---- Materials provided

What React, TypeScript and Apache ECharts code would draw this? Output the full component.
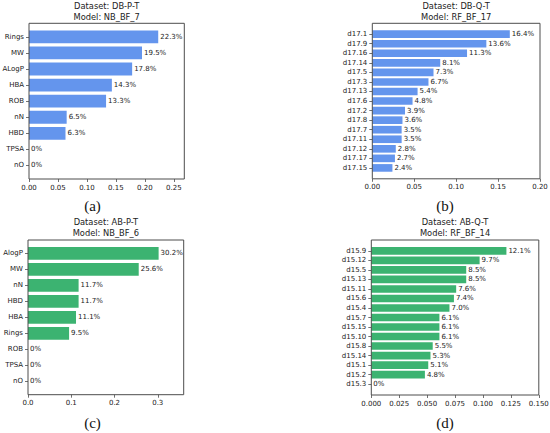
import React, { useEffect, useRef } from "react";
import * as echarts from "echarts";

// ---- data ----
const aTitle = ["Dataset: DB-P-T", "Model: NB_BF_7"];
const aCats = ["Rings", "MW", "ALogP", "HBA", "ROB", "nN", "HBD", "TPSA", "nO"];
const aVals = [0.223, 0.195, 0.178, 0.143, 0.133, 0.065, 0.063, 0, 0];
const aTicks = [0, 0.05, 0.1, 0.15, 0.2, 0.25];

const bTitle = ["Dataset: DB-Q-T", "Model: RF_BF_17"];
const bCats = ["d17.1", "d17.9", "d17.16", "d17.14", "d17.5", "d17.3", "d17.13", "d17.6", "d17.2", "d17.8", "d17.7", "d17.11", "d17.12", "d17.17", "d17.15"];
const bVals = [0.164, 0.136, 0.113, 0.081, 0.073, 0.067, 0.054, 0.048, 0.039, 0.036, 0.035, 0.035, 0.028, 0.027, 0.024];
const bTicks = [0, 0.05, 0.1, 0.15, 0.2];

const cTitle = ["Dataset: AB-P-T", "Model: NB_BF_6"];
const cCats = ["AlogP", "MW", "nN", "HBD", "HBA", "Rings", "ROB", "TPSA", "nO"];
const cVals = [0.302, 0.256, 0.117, 0.117, 0.111, 0.095, 0, 0, 0];
const cTicks = [0, 0.1, 0.2, 0.3];

const dTitle = ["Dataset: AB-Q-T", "Model: RF_BF_14"];
const dCats = ["d15.9", "d15.12", "d15.5", "d15.13", "d15.11", "d15.6", "d15.4", "d15.7", "d15.15", "d15.10", "d15.8", "d15.14", "d15.1", "d15.2", "d15.3"];
const dVals = [0.121, 0.097, 0.085, 0.085, 0.076, 0.074, 0.07, 0.061, 0.061, 0.061, 0.055, 0.053, 0.051, 0.048, 0];
const dTicks = [0, 0.025, 0.05, 0.075, 0.1, 0.125, 0.15];

const subLabels = ["(a)", "(b)", "(c)", "(d)"];

// ---- layout / style ----
const BLUE = "#6495ED";
const GREEN = "#3CB371";
const FRAME = "#4d4d4d";
const TEXT = "#222";
const FONT = "'DejaVu Sans', sans-serif";

type Panel = {
  title: string[];
  cats: string[];
  vals: number[];
  ticks: number[];
  max: number;
  decimals: number;
  color: string;
  frame: { L: number; T: number; R: number; B: number };
  sub: { x: number; y: number };
};

const panels: Panel[] = [
  { title: aTitle, cats: aCats, vals: aVals, ticks: aTicks, max: 0.268, decimals: 2, color: BLUE, frame: { L: 29, T: 23.3, R: 184.3, B: 179 }, sub: { x: 92.5, y: 206 } },
  { title: bTitle, cats: bCats, vals: bVals, ticks: bTicks, max: 0.2, decimals: 2, color: BLUE, frame: { L: 372.3, T: 23.3, R: 540, B: 178.8 }, sub: { x: 445, y: 206 } },
  { title: cTitle, cats: cCats, vals: cVals, ticks: cTicks, max: 0.36, decimals: 1, color: GREEN, frame: { L: 28, T: 240, R: 183.7, B: 394.7 }, sub: { x: 92.5, y: 422.5 } },
  { title: dTitle, cats: dCats, vals: dVals, ticks: dTicks, max: 0.15, decimals: 3, color: GREEN, frame: { L: 371.3, T: 240, R: 538.8, B: 395 }, sub: { x: 445, y: 423 } },
];

function pct(v: number) {
  return v === 0 ? "0%" : (v * 100).toFixed(1) + "%";
}

function buildOption() {
  const grid: any[] = [];
  const xAxis: any[] = [];
  const yAxis: any[] = [];
  const series: any[] = [];
  const graphic: any[] = [];

  panels.forEach((p, i) => {
    const { L, T, R, B } = p.frame;
    const N = p.cats.length;
    const span = N - 0.2;
    const ppu = (B - T) / (span * 1.1);
    const inset = (0.05 * span - 0.1) * ppu;

    grid.push({
      left: L,
      top: T + inset,
      width: R - L,
      height: B - T - 2 * inset,
      containLabel: false,
      outerBoundsMode: "none",
    });

    const tickSet = p.ticks.map((t) => t.toFixed(p.decimals));
    xAxis.push({
      type: "value",
      gridIndex: i,
      min: 0,
      max: p.max,
      interval: p.ticks[1] - p.ticks[0],
      offset: inset,
      splitLine: { show: false },
      axisLine: { show: false },
      axisTick: { show: true, length: 3, lineStyle: { color: FRAME, width: 0.8 }, customValues: p.ticks },
      axisLabel: {
        show: true,
        margin: 5,
        fontSize: 7,
        fontFamily: FONT,
        color: TEXT,
        customValues: p.ticks,
        showMinLabel: true,
        showMaxLabel: true,
        formatter: (v: number) => {
          const s = v.toFixed(p.decimals);
          return tickSet.includes(s) ? s : "";
        },
      },
    });

    yAxis.push({
      type: "category",
      gridIndex: i,
      data: p.cats,
      inverse: true,
      axisLine: { show: false },
      axisTick: { show: true, alignWithLabel: true, length: 3, lineStyle: { color: FRAME, width: 0.8 } },
      axisLabel: { margin: 5, fontSize: 7, fontFamily: FONT, color: TEXT, interval: 0 },
      splitLine: { show: false },
    });

    series.push({
      type: "bar",
      xAxisIndex: i,
      yAxisIndex: i,
      data: p.vals,
      barWidth: "80%",
      itemStyle: { color: p.color },
      label: {
        show: true,
        position: "right",
        distance: 2,
        fontSize: 7,
        fontFamily: FONT,
        color: TEXT,
        formatter: (d: any) => pct(d.value),
      },
      silent: true,
    });

    graphic.push({
      type: "rect",
      silent: true,
      z: 100,
      shape: { x: L, y: T, width: R - L, height: B - T },
      style: { fill: "none", stroke: FRAME, lineWidth: 1 },
    });

    const cx = (L + R) / 2;
    graphic.push({
      type: "text",
      silent: true,
      x: cx,
      y: T - 17.6,
      style: { text: p.title[0], font: `8.3px ${FONT}`, fill: TEXT, textAlign: "center", textVerticalAlign: "middle", verticalAlign: "middle" },
    });
    graphic.push({
      type: "text",
      silent: true,
      x: cx,
      y: T - 6.8,
      style: { text: p.title[1], font: `8.3px ${FONT}`, fill: TEXT, textAlign: "center", textVerticalAlign: "middle", verticalAlign: "middle" },
    });
    graphic.push({
      type: "text",
      silent: true,
      x: p.sub.x,
      y: p.sub.y,
      style: { text: subLabels[i], font: `15px 'Liberation Serif', serif`, fill: "#111", textAlign: "center", textVerticalAlign: "middle", verticalAlign: "middle" },
    });
  });

  return {
    animation: false,
    backgroundColor: "#fff",
    grid,
    xAxis,
    yAxis,
    series,
    graphic,
  };
}

export default function App() {
  const ref = useRef<HTMLDivElement>(null);
  useEffect(() => {
    if (!ref.current) return;
    const chart = echarts.init(ref.current, undefined, { renderer: "svg" });
    chart.setOption(buildOption() as any);
    return () => chart.dispose();
  }, []);
  return (
    <div
      ref={ref}
      style={{ position: "absolute", left: 0, top: 0, width: 550, height: 433, background: "#fff" }}
    />
  );
}
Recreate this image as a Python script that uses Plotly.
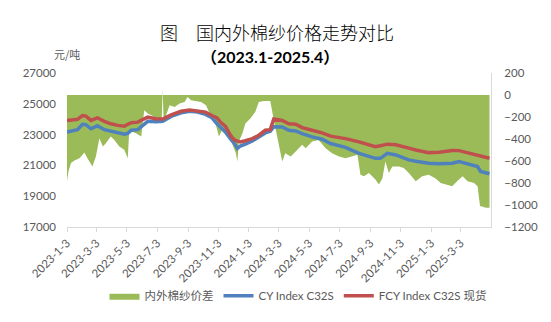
import plotly.graph_objects as go

# ---- data -------------------------------------------------------------
line_dates = [
    "2023-01-03", "2023-01-24", "2023-02-03", "2023-02-10", "2023-02-20",
    "2023-03-05", "2023-03-19", "2023-04-01", "2023-04-15", "2023-04-28",
    "2023-05-05", "2023-05-12", "2023-05-25", "2023-06-04", "2023-06-14",
    "2023-07-01", "2023-07-14", "2023-07-31", "2023-08-20", "2023-09-06",
    "2023-09-22", "2023-10-08", "2023-10-21", "2023-10-31", "2023-11-07",
    "2023-11-17", "2023-11-27", "2023-12-04", "2023-12-11", "2023-12-17",
    "2023-12-27", "2024-01-10", "2024-01-23", "2024-02-05", "2024-02-15",
    "2024-02-22", "2024-03-10", "2024-03-23", "2024-04-06", "2024-04-19",
    "2024-05-09", "2024-05-29", "2024-06-15", "2024-07-02", "2024-07-15",
    "2024-08-11", "2024-09-13", "2024-09-23", "2024-10-07", "2024-10-24",
    "2024-11-06", "2024-11-19", "2024-12-03", "2024-12-16", "2024-12-29",
    "2025-01-19", "2025-02-14", "2025-02-28", "2025-03-20", "2025-04-06",
    "2025-04-12", "2025-04-30",
]

cy_index = [
    23170, 23320, 23670, 23640, 23380,
    23580, 23320, 23240, 23110, 23030,
    23080, 23280, 23320, 23600, 23860,
    23830, 23860, 24180, 24410, 24520,
    24460, 24310, 24090, 23700, 23490,
    23170, 22740, 22470, 22100, 22260,
    22380, 22580, 22850, 23110, 23220,
    23510, 23490, 23280, 23240, 23060,
    22850, 22700, 22420, 22280, 22170,
    21780, 21460, 21460, 21780, 21680,
    21540, 21360, 21270, 21190, 21140,
    21100, 21140, 21250, 21100, 20930,
    20610, 20460,
]

fcy_index = [
    23920, 23990, 24240, 24200, 23920,
    24090, 23860, 23700, 23600, 23540,
    23670, 23770, 23810, 23990, 24130,
    24030, 24010, 24280, 24520, 24600,
    24520, 24460, 24240, 24090, 23810,
    23540, 22960, 22680, 22580, 22530,
    22600, 22740, 22960, 23280, 23320,
    24010, 23920, 23700, 23670, 23450,
    23280, 23110, 22900, 22810, 22740,
    22530, 22210, 22280, 22380, 22340,
    22210, 22120, 22000, 21910, 21830,
    21860, 21970, 21960, 21780, 21680,
    21600, 21460,
]

spread_dates = [
    "2023-01-03", "2023-01-06", "2023-01-11", "2023-01-18", "2023-01-28",
    "2023-02-07", "2023-02-13", "2023-02-23", "2023-03-02", "2023-03-09",
    "2023-03-16", "2023-03-22", "2023-04-01", "2023-04-08", "2023-04-18",
    "2023-04-28", "2023-05-05", "2023-05-08", "2023-05-22", "2023-06-01",
    "2023-06-07", "2023-06-14", "2023-06-27", "2023-07-07", "2023-07-12",
    "2023-07-14", "2023-07-16", "2023-07-21", "2023-07-28", "2023-08-07",
    "2023-08-17", "2023-08-27", "2023-09-02", "2023-09-09", "2023-09-19",
    "2023-09-29", "2023-10-09", "2023-10-18", "2023-10-28", "2023-11-04",
    "2023-11-10", "2023-11-20", "2023-11-30", "2023-12-08", "2023-12-11",
    "2023-12-14", "2023-12-21", "2023-12-27", "2024-01-06", "2024-01-16",
    "2024-01-23", "2024-02-02", "2024-02-15", "2024-02-22", "2024-02-29",
    "2024-03-10", "2024-03-16", "2024-03-27", "2024-04-06", "2024-04-19",
    "2024-04-26", "2024-05-09", "2024-05-22", "2024-06-05", "2024-06-18",
    "2024-07-02", "2024-07-15", "2024-07-29", "2024-08-08", "2024-08-14",
    "2024-08-21", "2024-08-31", "2024-09-13", "2024-09-20", "2024-09-27",
    "2024-10-03", "2024-10-10", "2024-10-17", "2024-10-30", "2024-11-09",
    "2024-11-19", "2024-12-03", "2024-12-16", "2024-12-29", "2025-01-12",
    "2025-01-22", "2025-02-01", "2025-02-14", "2025-02-24", "2025-03-07",
    "2025-03-17", "2025-03-30", "2025-04-06", "2025-04-11", "2025-04-23",
    "2025-04-30",
]

spread_values = [
    -784, -694, -619, -595, -574,
    -523, -574, -649, -559, -394,
    -469, -439, -378, -408, -469,
    -498, -574, -318, -349, -378,
    -138, -168, -198, -213, -243,
    50, -243, -183, -93, -108,
    -78, -63, -18, -48, -54,
    -63, -93, -183, -258, -378,
    -318, -378, -439, -530, -604,
    -423, -349, -258, -213, -153,
    -63, -54, -54, -228, -378,
    -604, -529, -559, -514, -453,
    -484, -423, -408, -484, -529,
    -559, -574, -559, -544, -724,
    -739, -709, -769, -814, -760,
    -604, -709, -649, -649, -664,
    -709, -784, -739, -724, -760,
    -799, -814, -829, -784, -739,
    -784, -799, -829, -1009, -1024,
    -1024,
]

tick_dates = [
    "2023-01-03", "2023-03-03", "2023-05-03", "2023-07-03", "2023-09-03",
    "2023-11-03", "2024-01-03", "2024-03-03", "2024-05-03", "2024-07-03",
    "2024-09-03", "2024-11-03", "2025-01-03", "2025-03-03",
]
tick_labels = [
    "2023-1-3", "2023-3-3", "2023-5-3", "2023-7-3", "2023-9-3",
    "2023-11-3", "2024-1-3", "2024-3-3", "2024-5-3", "2024-7-3",
    "2024-9-3", "2024-11-3", "2025-1-3", "2025-3-3",
]

# ---- style -------------------------------------------------------------
GREEN = "#9BBB59"
BLUE = "#4F81BD"
RED = "#C0504D"
AXIS_GREY = "#D9D9D9"
TEXT_GREY = "#595959"
FONT = "Lato, 'Noto Sans CJK SC', sans-serif"
CJK = "'Noto Sans CJK SC', sans-serif"

W, H = 551, 322
L, R, T, B = 67, 60, 73, 92
PW, PH = W - L - R, H - T - B


def px_x(p):
    return (p - L) / PW


def px_y(p):
    return (H - B - p) / PH


fig = go.Figure()

# spread area on the right-hand axis (drawn underneath)
fig.add_trace(go.Scatter(
    x=spread_dates, y=spread_values, name="内外棉纱价差",
    mode="lines", line=dict(width=0, color=GREEN),
    fill="tozeroy", fillcolor=GREEN, yaxis="y",
))
# price indices on the left-hand axis (overlaid on top)
fig.add_trace(go.Scatter(
    x=line_dates, y=cy_index, name="CY Index C32S",
    mode="lines", line=dict(color=BLUE, width=3.5), yaxis="y2",
))
fig.add_trace(go.Scatter(
    x=line_dates, y=fcy_index, name="FCY Index C32S 现货",
    mode="lines", line=dict(color=RED, width=3.5), yaxis="y2",
))

tickfont = dict(family=FONT, size=11.5, color=TEXT_GREY)

fig.update_layout(
    width=W, height=H,
    margin=dict(l=L, r=R, t=T, b=B),
    paper_bgcolor="white", plot_bgcolor="white",
    font=dict(family=FONT, color=TEXT_GREY),
    showlegend=True,
    legend=dict(
        orientation="h", x=px_x(298), xanchor="center",
        y=px_y(300), yanchor="middle",
        font=dict(family=FONT, size=11.5, color=TEXT_GREY),
        bgcolor="rgba(0,0,0,0)", tracegroupgap=0,
    ),
    xaxis=dict(
        type="date", range=["2023-01-03", "2025-05-03"],
        tickmode="array", tickvals=tick_dates, ticktext=tick_labels,
        tickangle=-45, tickfont=tickfont,
        showline=True, linecolor=AXIS_GREY, linewidth=1,
        ticks="outside", ticklen=4, tickcolor=AXIS_GREY,
        showgrid=False, zeroline=False,
    ),
    yaxis=dict(
        side="right", range=[-1200, 200], tick0=0, dtick=200,
        tickfont=tickfont, showline=True, linecolor=AXIS_GREY,
        showgrid=False, zeroline=False, ticklabelstandoff=10,
    ),
    yaxis2=dict(
        overlaying="y", side="left", range=[17000, 27000],
        tick0=17000, dtick=2000, tickformat="d", tickfont=tickfont,
        showline=False, showgrid=False, zeroline=False,
        ticklabelstandoff=10,
    ),
    annotations=[
        dict(text="图", x=px_x(158), y=px_y(16), xref="paper", yref="paper",
             showarrow=False,
             font=dict(family=CJK, size=18, color="black", weight=300)),
        dict(text="国内外棉纱价格走势对比", x=px_x(295), y=px_y(16),
             xref="paper", yref="paper", showarrow=False,
             font=dict(family=CJK, size=18, color="black", weight=300)),
        dict(text="<b>（2023.1-2025.4）</b>", x=px_x(270), y=px_y(44),
             xref="paper", yref="paper", showarrow=False,
             font=dict(family=FONT, size=16, color="black")),
        dict(text="元/吨", x=px_x(52), y=px_y(43), xref="paper", yref="paper",
             showarrow=False, font=dict(family=CJK, size=11, color=TEXT_GREY)),
    ],
)

fig.write_html("out.html")
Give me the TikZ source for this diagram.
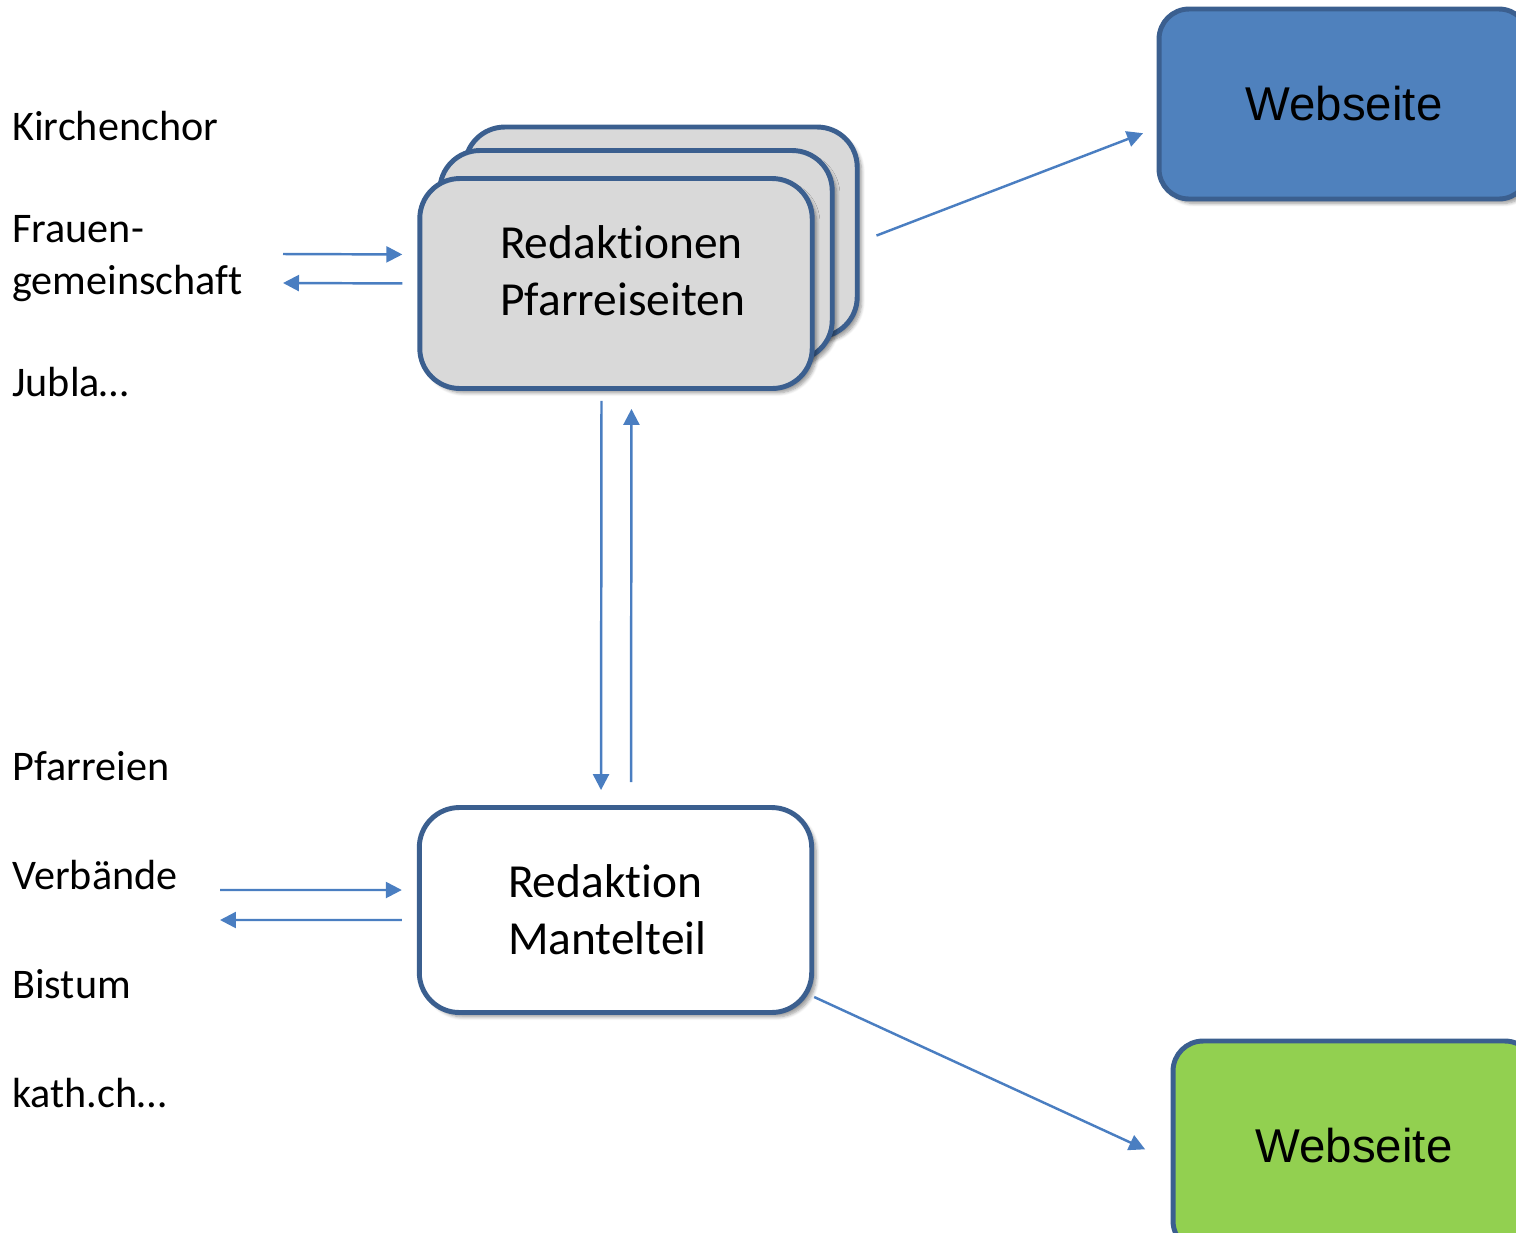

--------

**Your instructions**
Every line containing the string "React" must be listed.

**Expected answer**
What React, TypeScript and Apache ECharts code would draw this? Output the full component.
import React, { useEffect, useRef } from "react";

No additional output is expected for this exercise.